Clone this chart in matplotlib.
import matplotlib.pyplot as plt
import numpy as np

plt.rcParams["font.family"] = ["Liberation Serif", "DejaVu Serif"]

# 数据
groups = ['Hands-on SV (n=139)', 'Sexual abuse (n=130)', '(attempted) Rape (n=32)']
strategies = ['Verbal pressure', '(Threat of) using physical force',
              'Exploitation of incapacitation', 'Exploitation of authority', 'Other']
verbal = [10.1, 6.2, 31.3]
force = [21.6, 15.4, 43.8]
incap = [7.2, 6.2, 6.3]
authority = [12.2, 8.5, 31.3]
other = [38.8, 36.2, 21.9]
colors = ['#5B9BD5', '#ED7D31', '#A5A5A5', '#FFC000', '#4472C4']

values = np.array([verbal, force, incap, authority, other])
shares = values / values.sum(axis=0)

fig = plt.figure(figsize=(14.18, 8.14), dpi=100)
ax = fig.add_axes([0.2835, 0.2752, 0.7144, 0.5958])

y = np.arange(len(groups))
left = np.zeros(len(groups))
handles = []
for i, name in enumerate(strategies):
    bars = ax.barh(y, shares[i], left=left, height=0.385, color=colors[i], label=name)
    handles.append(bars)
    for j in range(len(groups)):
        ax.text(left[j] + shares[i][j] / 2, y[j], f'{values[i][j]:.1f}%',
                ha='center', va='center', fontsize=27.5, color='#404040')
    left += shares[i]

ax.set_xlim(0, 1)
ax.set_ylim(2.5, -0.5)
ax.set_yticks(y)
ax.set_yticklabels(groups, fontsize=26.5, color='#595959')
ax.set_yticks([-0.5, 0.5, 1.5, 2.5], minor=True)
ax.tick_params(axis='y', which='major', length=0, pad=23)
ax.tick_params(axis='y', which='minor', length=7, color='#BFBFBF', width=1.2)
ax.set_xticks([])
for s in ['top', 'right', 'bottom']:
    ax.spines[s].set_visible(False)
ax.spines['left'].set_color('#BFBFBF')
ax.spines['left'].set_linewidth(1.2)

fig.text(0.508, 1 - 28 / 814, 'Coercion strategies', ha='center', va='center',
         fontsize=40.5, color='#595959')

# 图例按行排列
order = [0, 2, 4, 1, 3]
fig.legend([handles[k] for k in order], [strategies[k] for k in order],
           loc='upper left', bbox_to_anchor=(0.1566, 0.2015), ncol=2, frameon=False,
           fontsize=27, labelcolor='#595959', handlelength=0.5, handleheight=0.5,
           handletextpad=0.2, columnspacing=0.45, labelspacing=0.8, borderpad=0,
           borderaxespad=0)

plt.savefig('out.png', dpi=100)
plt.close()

**********

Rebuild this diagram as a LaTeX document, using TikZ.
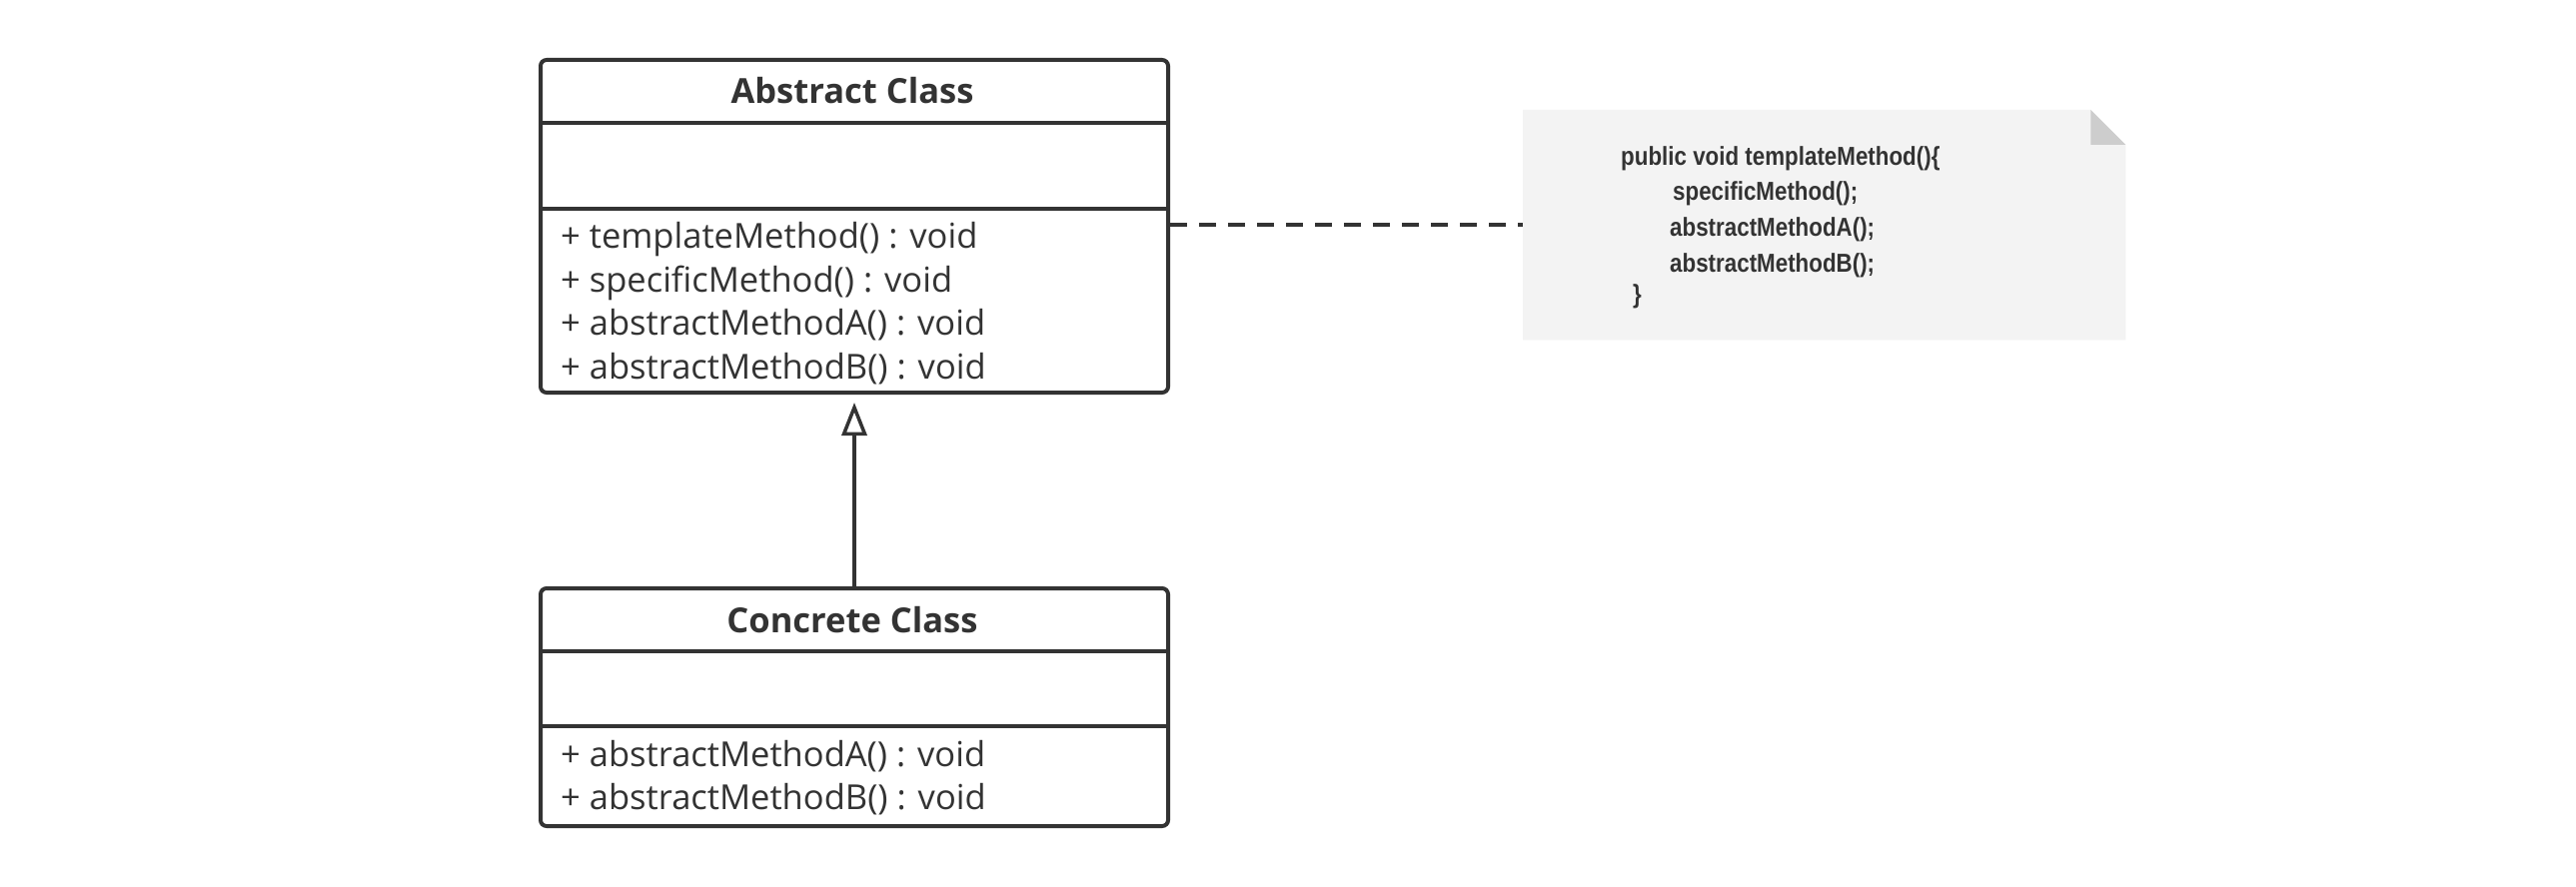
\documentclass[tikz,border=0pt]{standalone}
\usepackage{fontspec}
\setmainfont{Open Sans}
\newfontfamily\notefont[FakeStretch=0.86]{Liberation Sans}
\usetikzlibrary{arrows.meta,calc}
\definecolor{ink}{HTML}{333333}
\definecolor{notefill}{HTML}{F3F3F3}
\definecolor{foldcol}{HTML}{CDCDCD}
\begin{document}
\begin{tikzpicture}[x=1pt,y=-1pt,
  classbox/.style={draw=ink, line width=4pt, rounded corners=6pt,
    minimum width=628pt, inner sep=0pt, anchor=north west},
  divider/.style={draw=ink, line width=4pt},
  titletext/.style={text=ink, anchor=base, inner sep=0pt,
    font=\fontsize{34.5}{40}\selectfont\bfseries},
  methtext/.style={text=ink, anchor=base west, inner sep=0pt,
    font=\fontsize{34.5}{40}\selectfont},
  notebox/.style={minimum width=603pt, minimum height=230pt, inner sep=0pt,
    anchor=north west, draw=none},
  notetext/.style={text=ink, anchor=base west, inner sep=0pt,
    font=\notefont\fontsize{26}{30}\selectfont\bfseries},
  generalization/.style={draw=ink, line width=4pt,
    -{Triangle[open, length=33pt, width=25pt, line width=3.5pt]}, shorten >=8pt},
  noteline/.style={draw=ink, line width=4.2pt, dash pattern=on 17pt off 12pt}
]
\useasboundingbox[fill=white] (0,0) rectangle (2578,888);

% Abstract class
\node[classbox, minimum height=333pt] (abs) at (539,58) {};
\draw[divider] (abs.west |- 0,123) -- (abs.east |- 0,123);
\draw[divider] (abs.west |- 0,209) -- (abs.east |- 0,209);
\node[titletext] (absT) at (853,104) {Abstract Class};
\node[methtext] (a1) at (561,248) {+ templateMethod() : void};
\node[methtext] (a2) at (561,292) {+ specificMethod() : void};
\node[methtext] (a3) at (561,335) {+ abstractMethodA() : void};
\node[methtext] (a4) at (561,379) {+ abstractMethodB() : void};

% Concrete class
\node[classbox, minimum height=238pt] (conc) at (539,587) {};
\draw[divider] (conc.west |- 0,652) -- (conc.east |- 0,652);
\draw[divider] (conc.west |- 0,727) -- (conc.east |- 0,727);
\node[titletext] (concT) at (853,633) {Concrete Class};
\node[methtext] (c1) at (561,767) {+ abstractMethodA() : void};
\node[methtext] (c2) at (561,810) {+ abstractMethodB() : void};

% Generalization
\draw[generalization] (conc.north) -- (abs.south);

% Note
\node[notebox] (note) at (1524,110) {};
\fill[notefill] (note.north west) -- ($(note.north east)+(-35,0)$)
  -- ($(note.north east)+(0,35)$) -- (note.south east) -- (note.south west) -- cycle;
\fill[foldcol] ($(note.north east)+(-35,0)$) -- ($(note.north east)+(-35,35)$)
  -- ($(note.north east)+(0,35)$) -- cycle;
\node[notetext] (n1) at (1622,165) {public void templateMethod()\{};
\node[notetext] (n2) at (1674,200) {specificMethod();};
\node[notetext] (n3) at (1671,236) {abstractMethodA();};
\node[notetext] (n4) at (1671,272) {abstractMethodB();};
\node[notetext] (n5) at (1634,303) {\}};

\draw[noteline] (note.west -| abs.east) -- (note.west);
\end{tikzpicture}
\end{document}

**********

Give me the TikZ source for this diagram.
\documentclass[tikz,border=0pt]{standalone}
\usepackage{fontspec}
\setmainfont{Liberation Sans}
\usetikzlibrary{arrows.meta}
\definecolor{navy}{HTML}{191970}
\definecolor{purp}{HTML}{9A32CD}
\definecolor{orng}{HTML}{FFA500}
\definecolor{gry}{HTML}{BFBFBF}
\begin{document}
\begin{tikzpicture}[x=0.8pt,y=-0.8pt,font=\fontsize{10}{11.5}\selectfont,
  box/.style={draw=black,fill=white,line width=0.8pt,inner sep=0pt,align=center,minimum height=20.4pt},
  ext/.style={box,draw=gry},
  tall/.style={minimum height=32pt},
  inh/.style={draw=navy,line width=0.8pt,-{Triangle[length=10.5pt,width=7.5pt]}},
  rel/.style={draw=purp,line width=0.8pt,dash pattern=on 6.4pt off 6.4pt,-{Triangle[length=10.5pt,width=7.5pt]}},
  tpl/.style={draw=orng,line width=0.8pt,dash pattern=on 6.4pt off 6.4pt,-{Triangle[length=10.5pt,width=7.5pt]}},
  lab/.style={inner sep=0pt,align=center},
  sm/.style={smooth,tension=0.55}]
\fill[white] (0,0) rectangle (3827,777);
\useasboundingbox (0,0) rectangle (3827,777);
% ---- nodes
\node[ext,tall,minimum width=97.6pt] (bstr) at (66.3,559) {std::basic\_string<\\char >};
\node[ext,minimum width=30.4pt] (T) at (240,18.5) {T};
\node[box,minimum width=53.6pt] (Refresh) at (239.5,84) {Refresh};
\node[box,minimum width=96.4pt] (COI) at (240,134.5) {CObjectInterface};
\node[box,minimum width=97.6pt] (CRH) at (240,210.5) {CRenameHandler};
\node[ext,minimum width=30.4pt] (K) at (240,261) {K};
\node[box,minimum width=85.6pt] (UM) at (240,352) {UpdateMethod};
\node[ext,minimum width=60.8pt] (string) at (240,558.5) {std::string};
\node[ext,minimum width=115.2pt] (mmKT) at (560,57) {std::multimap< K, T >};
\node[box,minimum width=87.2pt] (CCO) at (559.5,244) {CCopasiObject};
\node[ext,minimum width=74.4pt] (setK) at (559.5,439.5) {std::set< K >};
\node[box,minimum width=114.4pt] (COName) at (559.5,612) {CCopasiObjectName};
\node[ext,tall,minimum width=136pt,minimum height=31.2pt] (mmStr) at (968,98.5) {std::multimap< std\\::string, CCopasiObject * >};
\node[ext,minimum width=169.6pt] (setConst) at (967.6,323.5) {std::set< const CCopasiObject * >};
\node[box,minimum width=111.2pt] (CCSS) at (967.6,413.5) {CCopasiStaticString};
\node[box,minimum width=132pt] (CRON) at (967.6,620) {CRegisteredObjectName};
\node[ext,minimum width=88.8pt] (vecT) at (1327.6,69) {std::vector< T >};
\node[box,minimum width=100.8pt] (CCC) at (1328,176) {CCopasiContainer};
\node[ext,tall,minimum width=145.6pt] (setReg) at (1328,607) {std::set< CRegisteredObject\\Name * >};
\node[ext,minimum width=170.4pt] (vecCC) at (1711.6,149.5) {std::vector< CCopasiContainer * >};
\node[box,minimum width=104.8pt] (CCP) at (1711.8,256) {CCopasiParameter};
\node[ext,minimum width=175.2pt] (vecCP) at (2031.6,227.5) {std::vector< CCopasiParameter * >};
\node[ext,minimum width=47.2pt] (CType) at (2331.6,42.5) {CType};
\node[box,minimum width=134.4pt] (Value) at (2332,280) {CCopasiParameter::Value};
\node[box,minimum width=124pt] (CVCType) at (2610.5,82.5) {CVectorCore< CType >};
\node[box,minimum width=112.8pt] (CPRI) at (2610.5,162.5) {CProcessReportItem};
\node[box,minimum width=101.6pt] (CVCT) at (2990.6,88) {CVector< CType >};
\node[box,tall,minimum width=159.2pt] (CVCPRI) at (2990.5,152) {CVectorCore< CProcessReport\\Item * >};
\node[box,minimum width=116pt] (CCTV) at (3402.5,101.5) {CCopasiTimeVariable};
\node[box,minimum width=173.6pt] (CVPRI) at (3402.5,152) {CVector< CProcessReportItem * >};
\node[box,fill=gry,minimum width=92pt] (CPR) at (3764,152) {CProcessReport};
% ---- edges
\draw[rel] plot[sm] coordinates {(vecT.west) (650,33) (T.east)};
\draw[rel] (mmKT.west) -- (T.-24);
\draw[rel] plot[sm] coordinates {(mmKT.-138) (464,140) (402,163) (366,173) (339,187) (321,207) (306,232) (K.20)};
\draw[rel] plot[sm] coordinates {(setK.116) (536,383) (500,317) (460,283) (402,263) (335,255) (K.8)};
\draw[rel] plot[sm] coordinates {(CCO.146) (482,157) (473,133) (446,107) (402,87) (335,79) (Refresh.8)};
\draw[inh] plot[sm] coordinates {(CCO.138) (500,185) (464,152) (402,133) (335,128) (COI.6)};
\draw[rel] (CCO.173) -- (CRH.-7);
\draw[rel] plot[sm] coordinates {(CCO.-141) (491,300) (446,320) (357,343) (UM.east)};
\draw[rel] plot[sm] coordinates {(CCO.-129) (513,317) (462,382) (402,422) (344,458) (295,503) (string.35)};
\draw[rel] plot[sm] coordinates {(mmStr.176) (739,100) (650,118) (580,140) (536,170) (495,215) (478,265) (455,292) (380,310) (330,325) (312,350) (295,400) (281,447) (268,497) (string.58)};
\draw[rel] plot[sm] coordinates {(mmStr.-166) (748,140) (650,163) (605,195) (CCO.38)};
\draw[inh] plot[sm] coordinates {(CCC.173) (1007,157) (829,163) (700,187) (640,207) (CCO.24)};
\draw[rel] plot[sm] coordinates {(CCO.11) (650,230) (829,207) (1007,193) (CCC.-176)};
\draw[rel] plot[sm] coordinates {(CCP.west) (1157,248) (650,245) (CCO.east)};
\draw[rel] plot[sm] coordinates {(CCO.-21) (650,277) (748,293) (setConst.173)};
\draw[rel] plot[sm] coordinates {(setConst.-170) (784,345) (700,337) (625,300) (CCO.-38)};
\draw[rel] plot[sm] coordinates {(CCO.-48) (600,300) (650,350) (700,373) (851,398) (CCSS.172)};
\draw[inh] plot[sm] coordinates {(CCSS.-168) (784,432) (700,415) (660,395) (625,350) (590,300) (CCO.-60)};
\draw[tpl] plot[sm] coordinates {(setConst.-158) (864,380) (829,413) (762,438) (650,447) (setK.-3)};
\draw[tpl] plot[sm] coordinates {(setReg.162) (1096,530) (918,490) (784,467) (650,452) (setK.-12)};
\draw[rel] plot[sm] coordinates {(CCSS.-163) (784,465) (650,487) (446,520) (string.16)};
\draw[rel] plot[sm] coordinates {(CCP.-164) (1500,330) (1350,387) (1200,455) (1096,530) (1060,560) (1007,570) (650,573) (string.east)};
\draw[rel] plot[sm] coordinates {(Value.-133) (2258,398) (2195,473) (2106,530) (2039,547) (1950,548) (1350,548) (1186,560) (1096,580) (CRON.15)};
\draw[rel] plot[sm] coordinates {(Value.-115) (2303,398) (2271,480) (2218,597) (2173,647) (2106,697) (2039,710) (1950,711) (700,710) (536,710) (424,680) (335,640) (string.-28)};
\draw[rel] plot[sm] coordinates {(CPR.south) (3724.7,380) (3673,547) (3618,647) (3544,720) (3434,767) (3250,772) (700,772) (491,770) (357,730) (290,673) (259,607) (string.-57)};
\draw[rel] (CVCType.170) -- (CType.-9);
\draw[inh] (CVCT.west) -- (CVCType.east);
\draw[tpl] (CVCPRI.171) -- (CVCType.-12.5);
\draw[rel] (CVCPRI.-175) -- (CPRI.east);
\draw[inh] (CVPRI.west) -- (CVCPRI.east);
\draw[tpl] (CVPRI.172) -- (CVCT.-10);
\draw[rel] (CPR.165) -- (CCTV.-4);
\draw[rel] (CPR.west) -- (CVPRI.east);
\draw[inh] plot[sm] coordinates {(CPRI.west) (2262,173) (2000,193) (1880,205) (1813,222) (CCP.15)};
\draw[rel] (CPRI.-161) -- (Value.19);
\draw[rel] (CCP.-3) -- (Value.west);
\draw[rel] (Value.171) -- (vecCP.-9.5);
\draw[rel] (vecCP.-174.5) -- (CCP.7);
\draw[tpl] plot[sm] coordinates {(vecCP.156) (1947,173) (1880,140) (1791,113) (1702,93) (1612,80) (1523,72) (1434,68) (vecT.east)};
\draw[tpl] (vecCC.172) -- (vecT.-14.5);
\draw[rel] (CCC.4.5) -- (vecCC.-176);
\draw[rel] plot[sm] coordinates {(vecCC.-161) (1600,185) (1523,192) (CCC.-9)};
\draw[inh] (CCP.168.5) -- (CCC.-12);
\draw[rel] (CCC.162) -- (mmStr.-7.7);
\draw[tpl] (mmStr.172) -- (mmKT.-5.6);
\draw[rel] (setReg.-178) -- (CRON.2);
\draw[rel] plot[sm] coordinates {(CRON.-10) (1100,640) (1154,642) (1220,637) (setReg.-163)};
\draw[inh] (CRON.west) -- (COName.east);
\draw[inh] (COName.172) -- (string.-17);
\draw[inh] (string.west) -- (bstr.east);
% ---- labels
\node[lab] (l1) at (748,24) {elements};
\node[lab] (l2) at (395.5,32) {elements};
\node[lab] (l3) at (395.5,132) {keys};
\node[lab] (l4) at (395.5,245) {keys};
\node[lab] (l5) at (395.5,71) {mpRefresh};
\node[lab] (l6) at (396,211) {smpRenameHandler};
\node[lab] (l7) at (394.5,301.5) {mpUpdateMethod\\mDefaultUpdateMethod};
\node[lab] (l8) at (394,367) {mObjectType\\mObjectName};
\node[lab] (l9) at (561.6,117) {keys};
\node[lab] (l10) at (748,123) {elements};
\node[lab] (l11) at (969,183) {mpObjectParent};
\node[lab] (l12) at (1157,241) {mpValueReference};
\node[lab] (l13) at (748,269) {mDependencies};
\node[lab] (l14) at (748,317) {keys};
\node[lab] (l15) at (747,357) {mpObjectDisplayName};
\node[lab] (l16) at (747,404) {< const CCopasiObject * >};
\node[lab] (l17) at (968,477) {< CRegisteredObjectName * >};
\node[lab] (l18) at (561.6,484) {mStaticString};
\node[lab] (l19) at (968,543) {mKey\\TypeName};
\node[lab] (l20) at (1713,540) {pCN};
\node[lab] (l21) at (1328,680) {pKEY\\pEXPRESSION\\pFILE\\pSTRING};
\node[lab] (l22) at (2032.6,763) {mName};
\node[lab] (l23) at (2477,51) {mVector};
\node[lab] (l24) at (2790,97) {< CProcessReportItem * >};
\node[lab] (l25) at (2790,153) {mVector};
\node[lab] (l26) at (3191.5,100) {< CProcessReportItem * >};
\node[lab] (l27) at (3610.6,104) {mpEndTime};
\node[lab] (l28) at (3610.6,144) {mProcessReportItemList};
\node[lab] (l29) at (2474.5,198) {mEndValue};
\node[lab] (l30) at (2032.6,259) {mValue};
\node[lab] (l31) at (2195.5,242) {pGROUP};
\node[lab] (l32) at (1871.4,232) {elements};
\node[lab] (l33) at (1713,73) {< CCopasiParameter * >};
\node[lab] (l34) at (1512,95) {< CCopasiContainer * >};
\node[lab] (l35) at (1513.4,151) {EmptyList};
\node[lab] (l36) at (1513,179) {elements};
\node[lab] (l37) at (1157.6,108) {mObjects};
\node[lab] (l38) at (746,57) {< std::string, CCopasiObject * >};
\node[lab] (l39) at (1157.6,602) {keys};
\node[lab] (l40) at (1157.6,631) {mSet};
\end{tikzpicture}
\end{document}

**********

[Exercise instructions]
The first line to copy holds "Rebuild this diagram", and the last holds "(a4) at (561,379)". Copy them and the lines between exactly, leaving out pictures.

[Answer for the task]
Rebuild this diagram as a LaTeX document, using TikZ.
\documentclass[tikz,border=0pt]{standalone}
\usepackage{fontspec}
\setmainfont{Open Sans}
\newfontfamily\notefont[FakeStretch=0.86]{Liberation Sans}
\usetikzlibrary{arrows.meta,calc}
\definecolor{ink}{HTML}{333333}
\definecolor{notefill}{HTML}{F3F3F3}
\definecolor{foldcol}{HTML}{CDCDCD}
\begin{document}
\begin{tikzpicture}[x=1pt,y=-1pt,
  classbox/.style={draw=ink, line width=4pt, rounded corners=6pt,
    minimum width=628pt, inner sep=0pt, anchor=north west},
  divider/.style={draw=ink, line width=4pt},
  titletext/.style={text=ink, anchor=base, inner sep=0pt,
    font=\fontsize{34.5}{40}\selectfont\bfseries},
  methtext/.style={text=ink, anchor=base west, inner sep=0pt,
    font=\fontsize{34.5}{40}\selectfont},
  notebox/.style={minimum width=603pt, minimum height=230pt, inner sep=0pt,
    anchor=north west, draw=none},
  notetext/.style={text=ink, anchor=base west, inner sep=0pt,
    font=\notefont\fontsize{26}{30}\selectfont\bfseries},
  generalization/.style={draw=ink, line width=4pt,
    -{Triangle[open, length=33pt, width=25pt, line width=3.5pt]}, shorten >=8pt},
  noteline/.style={draw=ink, line width=4.2pt, dash pattern=on 17pt off 12pt}
]
\useasboundingbox[fill=white] (0,0) rectangle (2578,888);

% Abstract class
\node[classbox, minimum height=333pt] (abs) at (539,58) {};
\draw[divider] (abs.west |- 0,123) -- (abs.east |- 0,123);
\draw[divider] (abs.west |- 0,209) -- (abs.east |- 0,209);
\node[titletext] (absT) at (853,104) {Abstract Class};
\node[methtext] (a1) at (561,248) {+ templateMethod() : void};
\node[methtext] (a2) at (561,292) {+ specificMethod() : void};
\node[methtext] (a3) at (561,335) {+ abstractMethodA() : void};
\node[methtext] (a4) at (561,379) {+ abstractMethodB() : void};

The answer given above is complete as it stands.